17/06/2026
News
A new round of the Great British Energy Community Fund, the grant scheme that helps communities get local clean-energy projects off the ground, is widely expected to open in the summer of 2026.
The fund, previously known as the Community Energy Fund, is run by Great British Energy, the publicly owned company set up in 2025, and delivered across England through the network of regional Net Zero Hubs. Two application windows ran across 2025 and into 2026 before the scheme paused.

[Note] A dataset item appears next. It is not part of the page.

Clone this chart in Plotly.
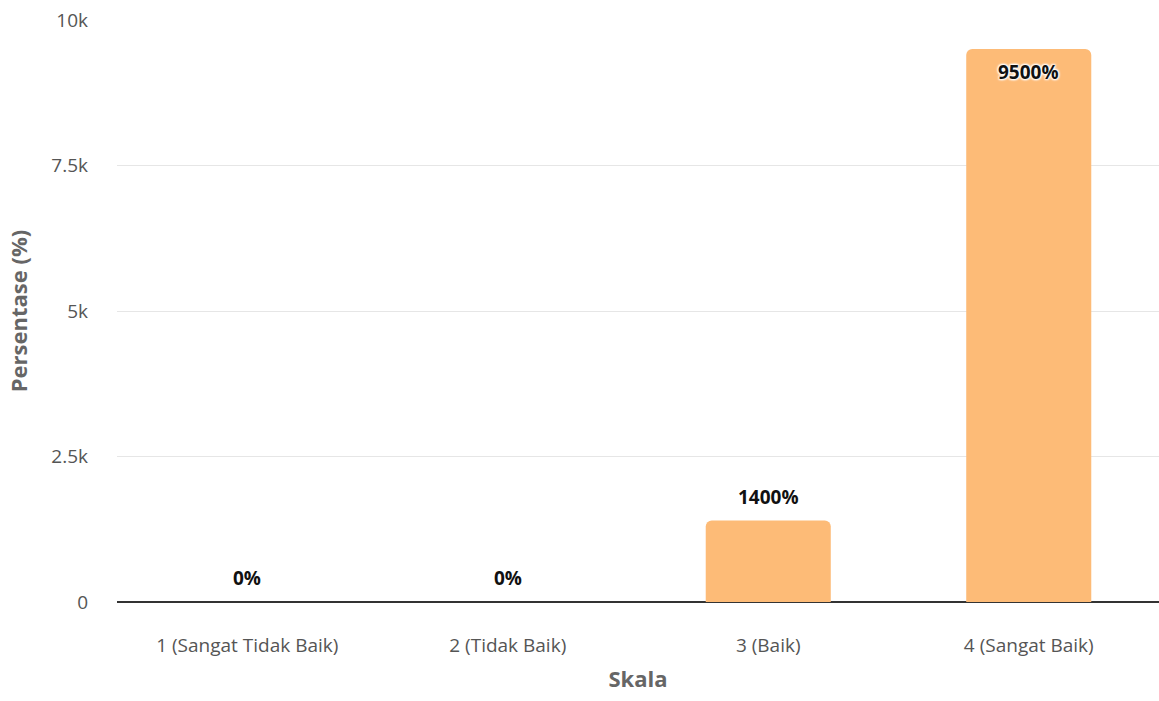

But now, Great British Energy has confirmed that two funds will open for applications, and regional Hubs are already encouraging groups to start preparing.
The next round is expected to be quite similar, with one notable addition for local authorities: the Partnership Grant.
What the fund covers
The grant pays for the early development work that turns an idea into a scheme an investor will back; it does not pay for the kit itself.

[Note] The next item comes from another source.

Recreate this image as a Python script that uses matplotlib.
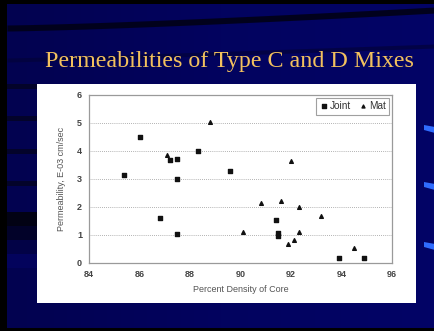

Funding comes in two stages:
- Stage 1 - up to £40,000, covers feasibility: the legal, financial, and practical groundwork, including community consultation, landowner agreements, and risk mitigation such as planning and grid connection.
- Stage 2 - up to £100,000, covers development for projects already shown to be viable, including planning applications and a robust business case to attract investment.
Great British Energy is also looking at a Stage 3 capital grant to support projects at the construction stage. Confirmation of this is expected over the coming months.
Who can apply, and the new Partnership route
Applications must be led by legally constituted community organisations: town and parish councils, charities, sports clubs, faith groups, community interest companies, and similar bodies. Any resulting project should be designed to be at least 50% community-owned.
The addition for this round is a Partnership Grant, aimed at local authorities that want to take a project forward as the lead recipient, working alongside a community energy group. The grant stages and amounts are expected to mirror the main fund.
Where the development questions get difficult
The work the grant funds is often where projects tend to stall. Landowner Heads of Terms, grid connection queues, planning constraints, and a business case that stands up to investor scrutiny are development problems just as much as energy ones. A feasibility study is only as good as the assumptions underneath it, and reacting quickly to obtain a thorough picture of land, valuation, and risk is what separates a scheme that reaches Stage 2 from one that fails to.
What to watch for next
The timing has not been formally confirmed, so the summer date remains an expectation rather than a fixed opening. The other open question is the Stage 3 capital grant, which would change the calculation for any group weighing up whether to commit now.